» **Short problem**
Each line from the top of the listing through the one holding "import * as" should be restated word for word, with nothing added and no pictures.

» **Data**
▽
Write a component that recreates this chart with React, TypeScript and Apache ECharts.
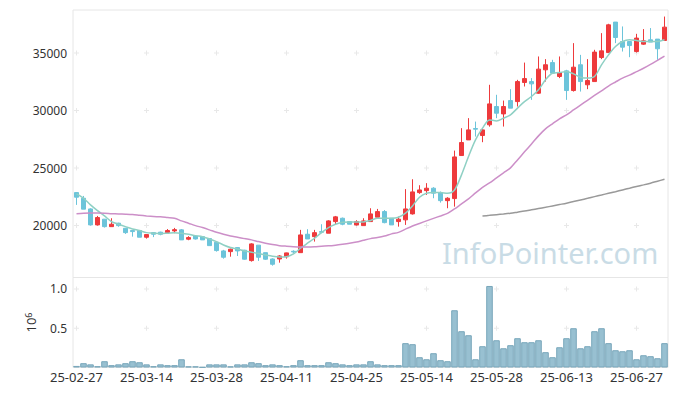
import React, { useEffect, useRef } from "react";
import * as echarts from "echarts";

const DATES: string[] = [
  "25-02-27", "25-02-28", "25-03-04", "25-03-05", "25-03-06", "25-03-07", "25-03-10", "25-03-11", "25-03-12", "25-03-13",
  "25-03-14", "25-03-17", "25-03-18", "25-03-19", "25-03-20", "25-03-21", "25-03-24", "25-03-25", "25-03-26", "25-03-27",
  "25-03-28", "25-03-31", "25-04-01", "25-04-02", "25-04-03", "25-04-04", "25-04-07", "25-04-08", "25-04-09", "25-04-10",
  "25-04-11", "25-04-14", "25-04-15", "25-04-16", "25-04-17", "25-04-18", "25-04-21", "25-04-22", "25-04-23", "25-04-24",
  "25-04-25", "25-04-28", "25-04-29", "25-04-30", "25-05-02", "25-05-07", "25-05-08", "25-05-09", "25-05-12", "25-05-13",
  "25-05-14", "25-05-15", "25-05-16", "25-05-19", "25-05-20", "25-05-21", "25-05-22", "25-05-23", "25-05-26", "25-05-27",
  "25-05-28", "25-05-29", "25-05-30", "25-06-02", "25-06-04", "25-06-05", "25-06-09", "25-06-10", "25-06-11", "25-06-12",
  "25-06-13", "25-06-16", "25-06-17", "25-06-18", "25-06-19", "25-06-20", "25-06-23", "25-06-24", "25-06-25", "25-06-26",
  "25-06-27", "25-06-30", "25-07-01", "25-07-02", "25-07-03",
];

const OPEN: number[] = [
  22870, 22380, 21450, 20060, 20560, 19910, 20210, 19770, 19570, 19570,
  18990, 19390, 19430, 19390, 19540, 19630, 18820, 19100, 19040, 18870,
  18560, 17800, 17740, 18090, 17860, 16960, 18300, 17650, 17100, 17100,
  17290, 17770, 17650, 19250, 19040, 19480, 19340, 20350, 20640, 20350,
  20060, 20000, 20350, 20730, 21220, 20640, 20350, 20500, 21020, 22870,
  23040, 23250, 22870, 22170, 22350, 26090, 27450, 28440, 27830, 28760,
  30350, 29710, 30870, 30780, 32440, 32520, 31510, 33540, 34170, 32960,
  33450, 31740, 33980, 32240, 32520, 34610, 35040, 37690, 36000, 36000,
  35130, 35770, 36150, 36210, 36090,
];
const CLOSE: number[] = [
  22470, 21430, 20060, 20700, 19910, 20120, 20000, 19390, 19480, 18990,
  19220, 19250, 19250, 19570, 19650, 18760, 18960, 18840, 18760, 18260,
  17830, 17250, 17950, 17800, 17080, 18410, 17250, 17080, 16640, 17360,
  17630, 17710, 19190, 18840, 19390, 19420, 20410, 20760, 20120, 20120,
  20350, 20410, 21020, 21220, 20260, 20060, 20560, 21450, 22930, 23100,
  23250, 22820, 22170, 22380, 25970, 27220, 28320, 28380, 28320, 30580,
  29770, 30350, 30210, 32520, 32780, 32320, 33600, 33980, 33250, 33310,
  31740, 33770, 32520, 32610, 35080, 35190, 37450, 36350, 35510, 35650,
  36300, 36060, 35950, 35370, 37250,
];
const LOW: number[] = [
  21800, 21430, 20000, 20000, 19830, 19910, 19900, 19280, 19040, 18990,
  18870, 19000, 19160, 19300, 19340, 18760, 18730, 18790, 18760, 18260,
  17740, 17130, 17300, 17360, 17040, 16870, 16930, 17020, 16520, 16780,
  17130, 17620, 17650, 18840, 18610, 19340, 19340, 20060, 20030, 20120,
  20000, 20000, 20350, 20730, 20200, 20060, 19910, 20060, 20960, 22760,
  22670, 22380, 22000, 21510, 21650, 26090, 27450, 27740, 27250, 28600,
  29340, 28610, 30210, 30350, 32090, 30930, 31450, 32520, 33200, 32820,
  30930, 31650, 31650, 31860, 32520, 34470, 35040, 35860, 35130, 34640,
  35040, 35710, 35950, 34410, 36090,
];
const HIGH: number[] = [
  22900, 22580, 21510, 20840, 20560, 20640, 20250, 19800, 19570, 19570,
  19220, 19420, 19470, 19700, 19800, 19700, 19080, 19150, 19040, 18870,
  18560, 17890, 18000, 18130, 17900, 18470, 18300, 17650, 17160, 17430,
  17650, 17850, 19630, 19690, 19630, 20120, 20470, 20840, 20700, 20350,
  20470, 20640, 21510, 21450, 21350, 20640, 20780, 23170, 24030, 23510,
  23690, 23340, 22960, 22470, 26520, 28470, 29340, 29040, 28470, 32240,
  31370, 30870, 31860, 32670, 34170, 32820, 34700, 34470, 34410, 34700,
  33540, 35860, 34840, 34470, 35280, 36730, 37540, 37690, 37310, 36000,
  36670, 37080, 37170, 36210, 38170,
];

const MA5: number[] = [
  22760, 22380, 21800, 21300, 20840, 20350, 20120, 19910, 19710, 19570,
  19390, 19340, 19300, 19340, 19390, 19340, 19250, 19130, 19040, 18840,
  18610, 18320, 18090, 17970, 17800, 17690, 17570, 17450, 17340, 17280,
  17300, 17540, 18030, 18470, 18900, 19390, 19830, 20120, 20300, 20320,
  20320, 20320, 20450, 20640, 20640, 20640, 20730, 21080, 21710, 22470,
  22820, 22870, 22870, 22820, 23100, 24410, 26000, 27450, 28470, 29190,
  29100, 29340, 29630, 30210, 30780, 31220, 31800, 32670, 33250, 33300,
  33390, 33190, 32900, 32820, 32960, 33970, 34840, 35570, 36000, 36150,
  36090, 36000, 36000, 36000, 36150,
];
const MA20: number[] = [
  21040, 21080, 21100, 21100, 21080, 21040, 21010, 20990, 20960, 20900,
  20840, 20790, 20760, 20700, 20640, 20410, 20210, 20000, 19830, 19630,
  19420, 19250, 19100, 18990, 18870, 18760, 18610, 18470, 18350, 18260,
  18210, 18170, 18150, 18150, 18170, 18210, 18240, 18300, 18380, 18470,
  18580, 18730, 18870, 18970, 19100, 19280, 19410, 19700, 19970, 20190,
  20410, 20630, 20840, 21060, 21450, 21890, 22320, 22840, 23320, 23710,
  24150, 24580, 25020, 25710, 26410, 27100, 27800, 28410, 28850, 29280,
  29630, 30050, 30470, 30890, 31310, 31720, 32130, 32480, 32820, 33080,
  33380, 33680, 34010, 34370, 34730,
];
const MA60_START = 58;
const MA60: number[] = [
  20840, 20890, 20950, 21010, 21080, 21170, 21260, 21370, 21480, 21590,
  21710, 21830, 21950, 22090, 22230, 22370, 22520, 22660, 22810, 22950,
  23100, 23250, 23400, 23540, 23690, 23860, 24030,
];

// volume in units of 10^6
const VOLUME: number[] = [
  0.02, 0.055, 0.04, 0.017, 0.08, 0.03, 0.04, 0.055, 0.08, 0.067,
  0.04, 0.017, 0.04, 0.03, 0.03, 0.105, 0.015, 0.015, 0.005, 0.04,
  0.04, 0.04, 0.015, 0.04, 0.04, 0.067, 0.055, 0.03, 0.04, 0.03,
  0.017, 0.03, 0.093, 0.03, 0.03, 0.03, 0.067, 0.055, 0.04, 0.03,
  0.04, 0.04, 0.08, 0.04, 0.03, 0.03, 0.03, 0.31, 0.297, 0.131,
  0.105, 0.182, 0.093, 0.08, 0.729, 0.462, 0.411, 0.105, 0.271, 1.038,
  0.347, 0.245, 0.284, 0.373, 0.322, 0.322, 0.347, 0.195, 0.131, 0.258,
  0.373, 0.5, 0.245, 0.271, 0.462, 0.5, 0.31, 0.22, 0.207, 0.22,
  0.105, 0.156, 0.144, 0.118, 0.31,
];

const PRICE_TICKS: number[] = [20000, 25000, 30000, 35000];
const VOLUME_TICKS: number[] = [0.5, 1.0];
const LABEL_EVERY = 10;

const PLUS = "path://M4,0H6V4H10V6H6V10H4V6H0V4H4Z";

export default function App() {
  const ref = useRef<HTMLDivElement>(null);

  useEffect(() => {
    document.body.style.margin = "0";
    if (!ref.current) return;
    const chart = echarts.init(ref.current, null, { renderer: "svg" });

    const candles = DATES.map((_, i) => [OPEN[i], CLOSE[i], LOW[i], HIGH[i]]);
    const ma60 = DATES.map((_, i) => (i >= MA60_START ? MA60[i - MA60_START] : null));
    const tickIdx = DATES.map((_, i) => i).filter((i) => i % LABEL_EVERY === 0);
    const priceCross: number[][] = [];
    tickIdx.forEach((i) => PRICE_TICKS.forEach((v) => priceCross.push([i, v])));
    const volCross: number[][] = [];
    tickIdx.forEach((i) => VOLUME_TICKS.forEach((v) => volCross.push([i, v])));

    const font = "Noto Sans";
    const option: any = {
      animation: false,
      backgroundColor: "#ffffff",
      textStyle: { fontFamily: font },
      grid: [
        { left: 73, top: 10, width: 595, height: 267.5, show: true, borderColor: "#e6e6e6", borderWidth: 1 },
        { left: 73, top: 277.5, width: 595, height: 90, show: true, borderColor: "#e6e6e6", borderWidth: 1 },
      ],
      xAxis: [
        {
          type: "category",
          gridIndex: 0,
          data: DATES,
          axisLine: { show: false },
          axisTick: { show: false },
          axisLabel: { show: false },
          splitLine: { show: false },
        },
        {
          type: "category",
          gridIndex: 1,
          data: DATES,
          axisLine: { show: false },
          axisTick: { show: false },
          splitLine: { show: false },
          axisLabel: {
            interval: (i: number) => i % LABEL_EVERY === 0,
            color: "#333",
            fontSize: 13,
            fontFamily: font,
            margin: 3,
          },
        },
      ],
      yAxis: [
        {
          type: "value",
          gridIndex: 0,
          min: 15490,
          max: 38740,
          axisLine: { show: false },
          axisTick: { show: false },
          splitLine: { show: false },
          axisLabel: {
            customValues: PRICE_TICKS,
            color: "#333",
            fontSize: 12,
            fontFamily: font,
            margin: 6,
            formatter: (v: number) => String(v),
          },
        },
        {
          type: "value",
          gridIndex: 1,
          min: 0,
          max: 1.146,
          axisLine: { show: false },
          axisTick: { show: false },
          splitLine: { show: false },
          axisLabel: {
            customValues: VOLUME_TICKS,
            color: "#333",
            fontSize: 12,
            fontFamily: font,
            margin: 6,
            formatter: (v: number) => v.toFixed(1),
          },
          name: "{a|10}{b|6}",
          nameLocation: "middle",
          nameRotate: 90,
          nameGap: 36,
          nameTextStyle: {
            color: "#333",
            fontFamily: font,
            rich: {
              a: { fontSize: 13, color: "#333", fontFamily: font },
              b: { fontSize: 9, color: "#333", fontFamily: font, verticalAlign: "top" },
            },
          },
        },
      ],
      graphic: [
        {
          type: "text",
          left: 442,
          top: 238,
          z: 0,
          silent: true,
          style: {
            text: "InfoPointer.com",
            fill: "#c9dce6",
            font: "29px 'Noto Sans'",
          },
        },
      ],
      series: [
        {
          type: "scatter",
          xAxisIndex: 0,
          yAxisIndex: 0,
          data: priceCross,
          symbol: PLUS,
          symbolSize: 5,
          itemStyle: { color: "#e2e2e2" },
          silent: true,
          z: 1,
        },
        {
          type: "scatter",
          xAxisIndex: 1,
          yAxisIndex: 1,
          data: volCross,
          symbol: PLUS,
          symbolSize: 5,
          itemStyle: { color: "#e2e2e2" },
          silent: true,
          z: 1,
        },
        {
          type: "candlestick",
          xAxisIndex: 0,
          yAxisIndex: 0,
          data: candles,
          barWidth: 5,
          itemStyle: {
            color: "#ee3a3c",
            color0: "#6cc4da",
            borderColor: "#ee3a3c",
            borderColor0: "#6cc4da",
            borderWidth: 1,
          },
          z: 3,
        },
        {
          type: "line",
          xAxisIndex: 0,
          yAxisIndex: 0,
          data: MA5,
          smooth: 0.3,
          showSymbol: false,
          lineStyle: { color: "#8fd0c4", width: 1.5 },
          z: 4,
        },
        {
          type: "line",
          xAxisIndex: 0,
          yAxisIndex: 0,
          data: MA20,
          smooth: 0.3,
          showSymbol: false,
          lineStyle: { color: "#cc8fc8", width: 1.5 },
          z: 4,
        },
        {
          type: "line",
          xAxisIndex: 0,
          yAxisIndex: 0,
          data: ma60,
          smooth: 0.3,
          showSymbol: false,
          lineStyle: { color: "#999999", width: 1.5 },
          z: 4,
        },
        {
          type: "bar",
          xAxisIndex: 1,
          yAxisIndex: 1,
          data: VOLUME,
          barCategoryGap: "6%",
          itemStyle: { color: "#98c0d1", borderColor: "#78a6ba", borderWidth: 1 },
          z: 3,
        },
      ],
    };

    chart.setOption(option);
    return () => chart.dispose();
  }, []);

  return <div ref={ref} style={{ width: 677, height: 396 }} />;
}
△
» **Solution**
Write a component that recreates this chart with React, TypeScript and Apache ECharts.
import React, { useEffect, useRef } from "react";
import * as echarts from "echarts";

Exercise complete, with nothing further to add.